March 24, 2009 brought “Grief and Healing” to the Torrance Memorial stage. This was the sixth and last class in the 2009 “Create Better Endings” series presented by H.E.L.P.
Rev. Dan Hudson set the stage – sharing the story of a very recent loss within his family (his son being cut from the club soccer team), and very effectively making the points that we suffer losses, we often try to use control in response, and that there are many ways to deal with loss and grief, and to heal.
Claire Towle, LCSW, shared a thought-provoking presentation, educating us in the language (for example, grief is the experience of loss, mourning is the outward expression of grief), reminding us of today’s context (we’re constantly exposed to death via news, TV, Internet, etc.), and pointing out the changing models (from Jackie Kennedy’s stoicism in 1963 – to Nancy Reagan’s and Tiger Woods’ more recent openly mourning). She also reminded us that it is normal for grief to cause attention, focus and memory to temporarily “go out the window.” Claire turned to how best to help a grieving friend or family member – bottom line: “companioning” or being side-by-side with the berieved – not trying to fix it.
After intermission, the program featured Corinne and Linda, two women who taught us by sharing their experiences with the deaths of their respective husbands.

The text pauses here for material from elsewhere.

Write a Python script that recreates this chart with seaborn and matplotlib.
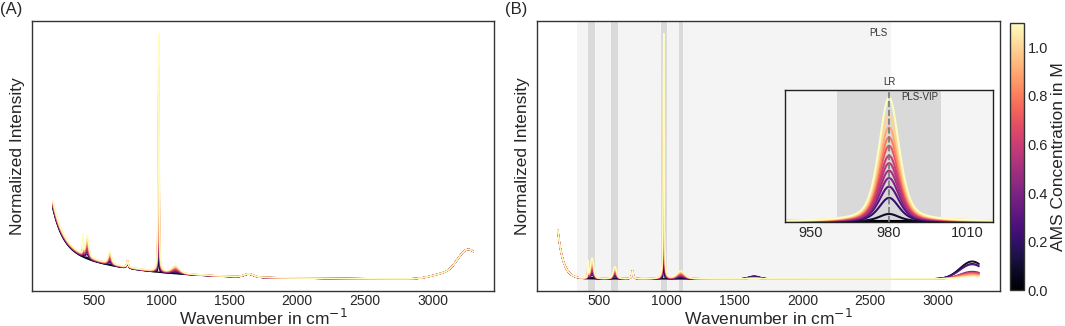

John, Corinne’s husband, was diagnosed with ALS in 2003 – their children were ages 6 and 8 at the time. ALS is a progressive, incurable disease that attacks the nervous system controlling one’s voluntary muscles. John fought his ALS for 40 months, until his death – he strove to be the first person who would beat ALS. Huge stresses arrived, John’s insistence he would beat ALS (and denial that he was dying), Corinne’s desire to support him, the underlying almost-certainty that ALS would kill him – were eased by the constant support of friends and neighbors. As Corinne said – her children didn’t have any parents for 3 years – but did well thanks to the help of those friends and neighbors. When John died, Corinne (who had been a successful businesswoman) found that she had lost her self-confidence, and felt she had nothing left inside her. On reflection, she feels she lost John before he died. She recalls that for the first year (although she quit her job) she kept very busy with her children and home – the second year she started feeling her grief, and also started getting some confidence back. Corinne felt that her young children were a large part of what got her through — they get you up and going. Today, Corinne and her children talk about John, and not long ago they surprised her by remembering their parents’ wedding anniversary. Corinne is sad, however, that today she doesn’t seem to remember John as well.
Scott and Linda had been married 27 years (with a 24-year-old son) when they received very bad news. They learned (after painful confusion and unresponsiveness in the medical system) that Scott had what turned out to be an inoperable brain tumor (cancer). Scott lived only four months after receiving the diagnosis. Scott opted out of radiation and chemo, choosing instead a better quality of life for his remaining time. Scott and Linda talked openly about his dying – about assisted suicide – about when to stop treatment – discussing even plans for his ashes – and Linda felt that the last four months were the best months of their marriage. During those four months, friends came and reminisced, and laughed and cried with Scott and Linda – and recorded conversations. Scott chose the day he died – by choosing when to stop taking the medications that were keeping him going. After Scott died, Linda reports that her grief was physical, she felt her heart breaking, couldn’t concentrate (took three years before she could sit down and read a book). Linda had never been able to ask others for help, but she did then (reaching out to a friend) – and she found a “loss of spouse” support group. It’s been four years now, and the first was the hardest (with first times missing birthdays, etc.), in the second year the finality of Scott’s death set in (she still talks to him), and Linda doesn’t like living by herself. Linda reports “four years later, I’m a whole person again.”
Dan thanked Claire, Corinne and Linda, shared experiences in spirituality (which, like grieving, is unique to the person – and can be an important part of grieving and healing), and brought this excellent program to a close.
Among the take-aways for me: we each grieve in our own way, on our own time, there are no rules; helping people grieve is about being there with them; the death of a spouse or other close loved one can suck the energy out of a person, and make them feel incompetent and hollow; with time (and especially with support from others) we can heal.
Many thanks to Dan, Claire, Corinne and Linda for a strong and helpful class.